◆ **Challenge**
Skip every picture and transcribe the remaining material exactly.

════════

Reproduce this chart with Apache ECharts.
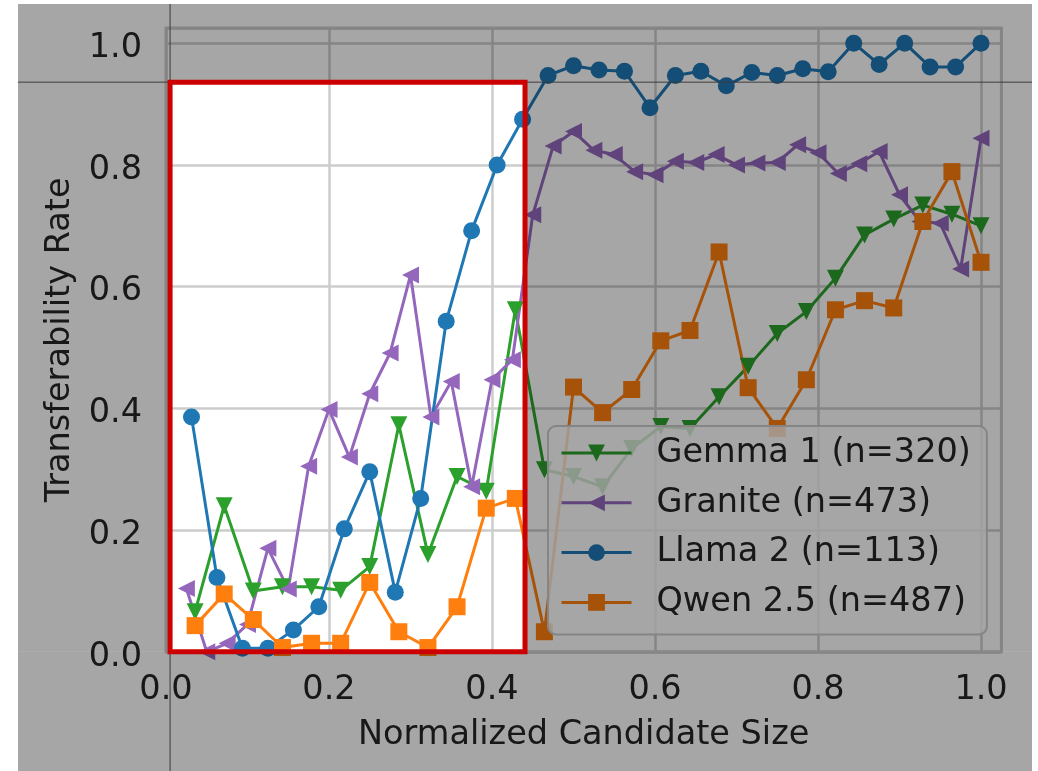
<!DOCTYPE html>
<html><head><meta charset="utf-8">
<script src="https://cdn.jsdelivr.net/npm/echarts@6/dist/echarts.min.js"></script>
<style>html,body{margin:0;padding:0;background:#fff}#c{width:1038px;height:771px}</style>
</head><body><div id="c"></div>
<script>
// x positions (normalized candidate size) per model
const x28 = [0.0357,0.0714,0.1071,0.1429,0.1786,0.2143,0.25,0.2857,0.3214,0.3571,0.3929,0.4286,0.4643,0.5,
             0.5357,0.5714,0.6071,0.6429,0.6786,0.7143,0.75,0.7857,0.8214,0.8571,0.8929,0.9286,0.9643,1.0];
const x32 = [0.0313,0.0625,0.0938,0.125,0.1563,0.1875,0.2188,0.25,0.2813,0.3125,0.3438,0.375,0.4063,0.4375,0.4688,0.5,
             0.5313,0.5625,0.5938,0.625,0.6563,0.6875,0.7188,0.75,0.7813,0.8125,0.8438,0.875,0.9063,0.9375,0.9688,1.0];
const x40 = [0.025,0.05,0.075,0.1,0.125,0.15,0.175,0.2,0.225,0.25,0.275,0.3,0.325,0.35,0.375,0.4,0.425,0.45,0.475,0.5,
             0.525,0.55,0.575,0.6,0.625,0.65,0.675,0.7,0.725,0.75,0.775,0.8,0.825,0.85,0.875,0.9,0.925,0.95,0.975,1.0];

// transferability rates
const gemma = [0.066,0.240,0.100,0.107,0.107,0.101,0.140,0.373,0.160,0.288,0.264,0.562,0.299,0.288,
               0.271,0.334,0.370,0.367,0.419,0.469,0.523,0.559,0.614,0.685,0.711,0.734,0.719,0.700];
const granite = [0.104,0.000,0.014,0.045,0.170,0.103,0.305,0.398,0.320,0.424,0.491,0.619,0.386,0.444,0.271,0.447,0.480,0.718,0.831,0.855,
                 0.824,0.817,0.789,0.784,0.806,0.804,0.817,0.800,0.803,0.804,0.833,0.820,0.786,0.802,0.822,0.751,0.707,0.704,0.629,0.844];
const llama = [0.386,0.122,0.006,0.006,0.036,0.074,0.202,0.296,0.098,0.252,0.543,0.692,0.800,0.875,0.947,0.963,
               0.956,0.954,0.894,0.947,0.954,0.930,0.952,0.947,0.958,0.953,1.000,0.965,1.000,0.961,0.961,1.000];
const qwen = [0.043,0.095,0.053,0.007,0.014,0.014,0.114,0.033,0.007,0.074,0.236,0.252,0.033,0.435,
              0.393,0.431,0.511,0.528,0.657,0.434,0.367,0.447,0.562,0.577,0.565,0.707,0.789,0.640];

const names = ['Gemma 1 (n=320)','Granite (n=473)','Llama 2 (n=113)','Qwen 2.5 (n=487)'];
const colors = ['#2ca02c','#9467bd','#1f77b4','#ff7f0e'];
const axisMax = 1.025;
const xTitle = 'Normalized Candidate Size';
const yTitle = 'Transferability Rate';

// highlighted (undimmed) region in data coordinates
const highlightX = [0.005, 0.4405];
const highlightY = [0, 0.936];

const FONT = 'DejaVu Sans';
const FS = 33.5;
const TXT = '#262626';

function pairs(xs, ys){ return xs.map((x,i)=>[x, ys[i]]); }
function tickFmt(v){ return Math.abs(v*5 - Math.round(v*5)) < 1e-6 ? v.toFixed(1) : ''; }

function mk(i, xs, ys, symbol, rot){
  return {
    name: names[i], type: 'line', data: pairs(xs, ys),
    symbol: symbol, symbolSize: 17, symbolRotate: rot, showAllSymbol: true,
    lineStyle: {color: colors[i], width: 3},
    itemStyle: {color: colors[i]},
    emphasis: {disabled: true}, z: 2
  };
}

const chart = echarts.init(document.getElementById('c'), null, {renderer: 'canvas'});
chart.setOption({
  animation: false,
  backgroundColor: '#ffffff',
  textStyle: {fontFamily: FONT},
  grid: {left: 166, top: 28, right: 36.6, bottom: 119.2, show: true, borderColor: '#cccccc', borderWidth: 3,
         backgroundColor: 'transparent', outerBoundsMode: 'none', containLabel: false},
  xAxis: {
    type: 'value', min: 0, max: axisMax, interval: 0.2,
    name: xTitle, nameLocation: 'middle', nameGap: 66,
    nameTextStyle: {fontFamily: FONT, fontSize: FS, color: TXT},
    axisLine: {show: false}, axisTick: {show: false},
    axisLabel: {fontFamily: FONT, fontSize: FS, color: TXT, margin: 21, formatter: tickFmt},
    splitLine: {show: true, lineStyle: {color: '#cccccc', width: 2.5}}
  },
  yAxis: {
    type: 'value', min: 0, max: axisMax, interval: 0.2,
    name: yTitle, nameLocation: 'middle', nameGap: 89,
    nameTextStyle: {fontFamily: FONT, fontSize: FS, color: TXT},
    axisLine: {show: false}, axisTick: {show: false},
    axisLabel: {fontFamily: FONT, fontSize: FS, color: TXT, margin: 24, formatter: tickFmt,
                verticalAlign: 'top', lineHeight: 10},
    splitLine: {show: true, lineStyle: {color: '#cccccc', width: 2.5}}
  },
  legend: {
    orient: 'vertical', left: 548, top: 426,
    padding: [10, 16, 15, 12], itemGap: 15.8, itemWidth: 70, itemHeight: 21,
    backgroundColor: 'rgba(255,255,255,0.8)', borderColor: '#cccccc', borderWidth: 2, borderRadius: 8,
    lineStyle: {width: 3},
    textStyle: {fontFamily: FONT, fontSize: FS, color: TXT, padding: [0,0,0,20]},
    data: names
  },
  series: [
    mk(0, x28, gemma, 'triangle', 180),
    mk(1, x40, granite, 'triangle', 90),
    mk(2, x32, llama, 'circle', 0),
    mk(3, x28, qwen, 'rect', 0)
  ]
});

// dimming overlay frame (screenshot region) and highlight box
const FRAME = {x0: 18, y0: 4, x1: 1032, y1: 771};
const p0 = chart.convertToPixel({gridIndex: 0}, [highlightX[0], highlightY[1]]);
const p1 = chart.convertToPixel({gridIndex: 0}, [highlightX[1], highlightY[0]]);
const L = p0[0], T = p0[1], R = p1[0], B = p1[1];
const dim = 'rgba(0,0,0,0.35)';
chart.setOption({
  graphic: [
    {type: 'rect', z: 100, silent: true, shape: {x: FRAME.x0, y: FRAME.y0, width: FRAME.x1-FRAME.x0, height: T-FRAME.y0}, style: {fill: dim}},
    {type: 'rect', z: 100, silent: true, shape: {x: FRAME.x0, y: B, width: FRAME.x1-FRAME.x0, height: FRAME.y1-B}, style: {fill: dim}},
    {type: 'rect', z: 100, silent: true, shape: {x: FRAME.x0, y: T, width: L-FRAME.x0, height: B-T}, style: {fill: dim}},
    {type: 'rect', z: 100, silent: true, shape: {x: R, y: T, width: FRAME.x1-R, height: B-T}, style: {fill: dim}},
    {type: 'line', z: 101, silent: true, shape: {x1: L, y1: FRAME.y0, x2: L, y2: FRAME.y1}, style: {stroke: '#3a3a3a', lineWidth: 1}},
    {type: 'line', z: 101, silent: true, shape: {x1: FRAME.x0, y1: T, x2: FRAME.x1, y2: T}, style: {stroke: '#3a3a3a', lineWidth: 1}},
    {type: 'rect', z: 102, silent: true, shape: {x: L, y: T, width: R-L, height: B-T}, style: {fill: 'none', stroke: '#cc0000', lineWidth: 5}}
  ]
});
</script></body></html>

════════

◆ **Exercise result**
Reproduce this chart with Apache ECharts.
<!DOCTYPE html>
<html><head><meta charset="utf-8">
<script src="https://cdn.jsdelivr.net/npm/echarts@6/dist/echarts.min.js"></script>
<style>html,body{margin:0;padding:0;background:#fff}#c{width:1038px;height:771px}</style>
</head><body><div id="c"></div>
<script>
// x positions (normalized candidate size) per model
const x28 = [0.0357,0.0714,0.1071,0.1429,0.1786,0.2143,0.25,0.2857,0.3214,0.3571,0.3929,0.4286,0.4643,0.5,
             0.5357,0.5714,0.6071,0.6429,0.6786,0.7143,0.75,0.7857,0.8214,0.8571,0.8929,0.9286,0.9643,1.0];
const x32 = [0.0313,0.0625,0.0938,0.125,0.1563,0.1875,0.2188,0.25,0.2813,0.3125,0.3438,0.375,0.4063,0.4375,0.4688,0.5,
             0.5313,0.5625,0.5938,0.625,0.6563,0.6875,0.7188,0.75,0.7813,0.8125,0.8438,0.875,0.9063,0.9375,0.9688,1.0];
const x40 = [0.025,0.05,0.075,0.1,0.125,0.15,0.175,0.2,0.225,0.25,0.275,0.3,0.325,0.35,0.375,0.4,0.425,0.45,0.475,0.5,
             0.525,0.55,0.575,0.6,0.625,0.65,0.675,0.7,0.725,0.75,0.775,0.8,0.825,0.85,0.875,0.9,0.925,0.95,0.975,1.0];

// transferability rates
const gemma = [0.066,0.240,0.100,0.107,0.107,0.101,0.140,0.373,0.160,0.288,0.264,0.562,0.299,0.288,
               0.271,0.334,0.370,0.367,0.419,0.469,0.523,0.559,0.614,0.685,0.711,0.734,0.719,0.700];
const granite = [0.104,0.000,0.014,0.045,0.170,0.103,0.305,0.398,0.320,0.424,0.491,0.619,0.386,0.444,0.271,0.447,0.480,0.718,0.831,0.855,
                 0.824,0.817,0.789,0.784,0.806,0.804,0.817,0.800,0.803,0.804,0.833,0.820,0.786,0.802,0.822,0.751,0.707,0.704,0.629,0.844];
const llama = [0.386,0.122,0.006,0.006,0.036,0.074,0.202,0.296,0.098,0.252,0.543,0.692,0.800,0.875,0.947,0.963,
               0.956,0.954,0.894,0.947,0.954,0.930,0.952,0.947,0.958,0.953,1.000,0.965,1.000,0.961,0.961,1.000];
const qwen = [0.043,0.095,0.053,0.007,0.014,0.014,0.114,0.033,0.007,0.074,0.236,0.252,0.033,0.435,
              0.393,0.431,0.511,0.528,0.657,0.434,0.367,0.447,0.562,0.577,0.565,0.707,0.789,0.640];

const names = ['Gemma 1 (n=320)','Granite (n=473)','Llama 2 (n=113)','Qwen 2.5 (n=487)'];
const colors = ['#2ca02c','#9467bd','#1f77b4','#ff7f0e'];
const axisMax = 1.025;
const xTitle = 'Normalized Candidate Size';
const yTitle = 'Transferability Rate';

// highlighted (undimmed) region in data coordinates
const highlightX = [0.005, 0.4405];
const highlightY = [0, 0.936];

const FONT = 'DejaVu Sans';
const FS = 33.5;
const TXT = '#262626';

function pairs(xs, ys){ return xs.map((x,i)=>[x, ys[i]]); }
function tickFmt(v){ return Math.abs(v*5 - Math.round(v*5)) < 1e-6 ? v.toFixed(1) : ''; }

function mk(i, xs, ys, symbol, rot){
  return {
    name: names[i], type: 'line', data: pairs(xs, ys),
    symbol: symbol, symbolSize: 17, symbolRotate: rot, showAllSymbol: true,
    lineStyle: {color: colors[i], width: 3},
    itemStyle: {color: colors[i]},
    emphasis: {disabled: true}, z: 2
  };
}

const chart = echarts.init(document.getElementById('c'), null, {renderer: 'canvas'});
chart.setOption({
  animation: false,
  backgroundColor: '#ffffff',
  textStyle: {fontFamily: FONT},
  grid: {left: 166, top: 28, right: 36.6, bottom: 119.2, show: true, borderColor: '#cccccc', borderWidth: 3,
         backgroundColor: 'transparent', outerBoundsMode: 'none', containLabel: false},
  xAxis: {
    type: 'value', min: 0, max: axisMax, interval: 0.2,
    name: xTitle, nameLocation: 'middle', nameGap: 66,
    nameTextStyle: {fontFamily: FONT, fontSize: FS, color: TXT},
    axisLine: {show: false}, axisTick: {show: false},
    axisLabel: {fontFamily: FONT, fontSize: FS, color: TXT, margin: 21, formatter: tickFmt},
    splitLine: {show: true, lineStyle: {color: '#cccccc', width: 2.5}}
  },
  yAxis: {
    type: 'value', min: 0, max: axisMax, interval: 0.2,
    name: yTitle, nameLocation: 'middle', nameGap: 89,
    nameTextStyle: {fontFamily: FONT, fontSize: FS, color: TXT},
    axisLine: {show: false}, axisTick: {show: false},
    axisLabel: {fontFamily: FONT, fontSize: FS, color: TXT, margin: 24, formatter: tickFmt,
                verticalAlign: 'top', lineHeight: 10},
    splitLine: {show: true, lineStyle: {color: '#cccccc', width: 2.5}}
  },
  legend: {
    orient: 'vertical', left: 548, top: 426,
    padding: [10, 16, 15, 12], itemGap: 15.8, itemWidth: 70, itemHeight: 21,
    backgroundColor: 'rgba(255,255,255,0.8)', borderColor: '#cccccc', borderWidth: 2, borderRadius: 8,
    lineStyle: {width: 3},
    textStyle: {fontFamily: FONT, fontSize: FS, color: TXT, padding: [0,0,0,20]},
    data: names
  },
  series: [
    mk(0, x28, gemma, 'triangle', 180),
    mk(1, x40, granite, 'triangle', 90),
    mk(2, x32, llama, 'circle', 0),
    mk(3, x28, qwen, 'rect', 0)
  ]
});

// dimming overlay frame (screenshot region) and highlight box
const FRAME = {x0: 18, y0: 4, x1: 1032, y1: 771};
const p0 = chart.convertToPixel({gridIndex: 0}, [highlightX[0], highlightY[1]]);
const p1 = chart.convertToPixel({gridIndex: 0}, [highlightX[1], highlightY[0]]);
const L = p0[0], T = p0[1], R = p1[0], B = p1[1];
const dim = 'rgba(0,0,0,0.35)';
chart.setOption({
  graphic: [
    {type: 'rect', z: 100, silent: true, shape: {x: FRAME.x0, y: FRAME.y0, width: FRAME.x1-FRAME.x0, height: T-FRAME.y0}, style: {fill: dim}},
    {type: 'rect', z: 100, silent: true, shape: {x: FRAME.x0, y: B, width: FRAME.x1-FRAME.x0, height: FRAME.y1-B}, style: {fill: dim}},
    {type: 'rect', z: 100, silent: true, shape: {x: FRAME.x0, y: T, width: L-FRAME.x0, height: B-T}, style: {fill: dim}},
    {type: 'rect', z: 100, silent: true, shape: {x: R, y: T, width: FRAME.x1-R, height: B-T}, style: {fill: dim}},
    {type: 'line', z: 101, silent: true, shape: {x1: L, y1: FRAME.y0, x2: L, y2: FRAME.y1}, style: {stroke: '#3a3a3a', lineWidth: 1}},
    {type: 'line', z: 101, silent: true, shape: {x1: FRAME.x0, y1: T, x2: FRAME.x1, y2: T}, style: {stroke: '#3a3a3a', lineWidth: 1}},
    {type: 'rect', z: 102, silent: true, shape: {x: L, y: T, width: R-L, height: B-T}, style: {fill: 'none', stroke: '#cc0000', lineWidth: 5}}
  ]
});
</script></body></html>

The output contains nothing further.